On Whose Authority?
By Tobias Ball, Dissertation Editor
While interviewing a candidate for an editor vacancy, I asked about something from his work history, the job of writing instructor. I asked how he taught writing. After a long pause, the candidate offered some of the tips that most writers have heard, such as setting time aside every day specifically for writing, sharing work with others, and one of the most popular bits of advice, writing what you know. Although it is often the case that fiction and academic writers share techniques for getting words on the page, this last method is less applicable.
When faculty are working with students to develop a problem statement, they ask them what it is about their topic that they do not know. One of the functions of a dissertation is to fill a gap in the literature, that gap representing something unknown about a topic. The fact that the topic is something unknown means that writing what you know is not really possible. This may leave the academic writer of a dissertation at a loss for inspiration and with concerns about writing with any sort of authority. There is a solution.
Another function of the dissertation is to contribute something new that will foster growth in a particular academic field. The venue for the discussion of such contributions is the academic literature. In the literature, readers find the reporting of successes and failures of experiments, analyses of original data, and multiple perspectives on a multitude of topics. It is here that writers both find their inspiration and establish their authority.
Before putting pen to paper (or fingers to keys), it is a good idea to read the literature. At some point, a dissertator will have to write a review of the literature; however, prior to offering analysis through synthesis, read some of it. Select a few articles, read them through, abstract to conclusion, and see how others have started and completed their own research. The result of spending time reading will be twofold.

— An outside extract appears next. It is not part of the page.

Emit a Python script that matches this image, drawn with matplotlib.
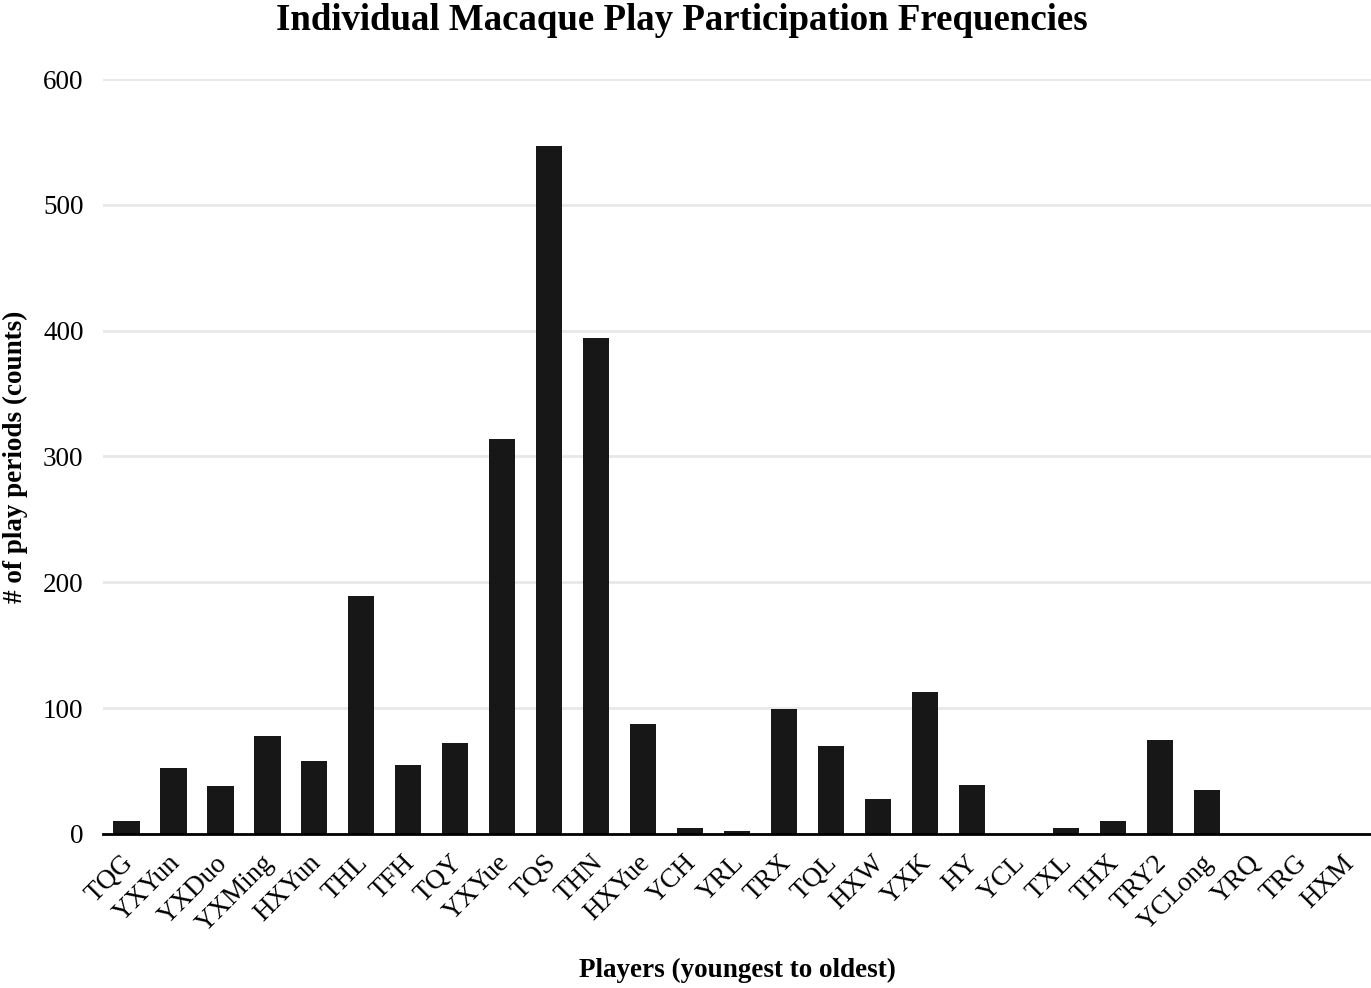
import numpy as np
import matplotlib.pyplot as plt
from matplotlib.transforms import ScaledTranslation

players = [
    "TQG", "YXYun", "YXDuo", "YXMing", "HXYun", "THL", "TFH", "TQY", "YXYue",
    "TQS", "THN", "HXYue", "YCH", "YRL", "TRX", "TQL", "HXW", "YXK", "HY",
    "YCL", "TXL", "THX", "TRY2", "YCLong", "YRQ", "TRG", "HXM",
]
counts = [
    10, 52, 38, 78, 58, 189, 55, 72, 314,
    547, 394, 87, 5, 2, 99, 70, 28, 113, 39,
    0, 5, 10, 75, 35, 0, 0, 0,
]

plt.rcParams["font.family"] = ["Liberation Serif", "DejaVu Serif"]

fig = plt.figure(figsize=(13.71, 9.88), dpi=100)
ax = fig.add_axes([0.0751, 0.156, 0.925, 0.764])

x = np.arange(len(players))
ax.bar(x, counts, width=0.56, color="#171717", zorder=3)

ax.set_xlim(-0.5, len(players) - 0.5)
ax.set_ylim(0, 600)
ax.set_yticks(np.arange(0, 601, 100))
ax.yaxis.grid(True, color="#e8e8e8", lw=2)
ax.set_axisbelow(True)

for s in ["top", "right", "left"]:
    ax.spines[s].set_visible(False)
ax.spines["bottom"].set_linewidth(2)
ax.spines["bottom"].set_zorder(4)
ax.tick_params(length=0)
ax.tick_params(axis="y", labelsize=19.5, pad=14)
ax.set_xticks(x)
ax.set_xticklabels(players, rotation=45, ha="right", rotation_mode="anchor",
                   fontsize=19.5)
ax.tick_params(axis="x", pad=12)
shift = ScaledTranslation(-6 / 100, 0, fig.dpi_scale_trans)
for lab in ax.get_xticklabels():
    lab.set_transform(lab.get_transform() + shift)

fig.text(737 / 1371, 1 - 970 / 988, "Players (youngest to oldest)",
         fontsize=19.5, fontweight="bold", ha="center", va="center")
fig.text(15 / 1371, 1 - 457 / 988, "# of play periods (counts)",
         fontsize=19.5, fontweight="bold", ha="center", va="center",
         rotation=90)
fig.text(682 / 1371, 1 - 20 / 988,
         "Individual Macaque Play Participation Frequencies",
         fontsize=26.6, fontweight="bold", ha="center", va="center")

fig.savefig("out.png", dpi=100)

First, taking the time to read the work of others, the reporting not only of their results, but also how the process came about, may offer ideas for topics, methodologies, and ways of communicating. Second, after reading a few articles, you will begin to know more about that particular topic. The more peer-reviewed articles you read, the more you know; the more you know, the greater your authority. Although it is a simple equation, it is true. Inspiration and authority have the same source.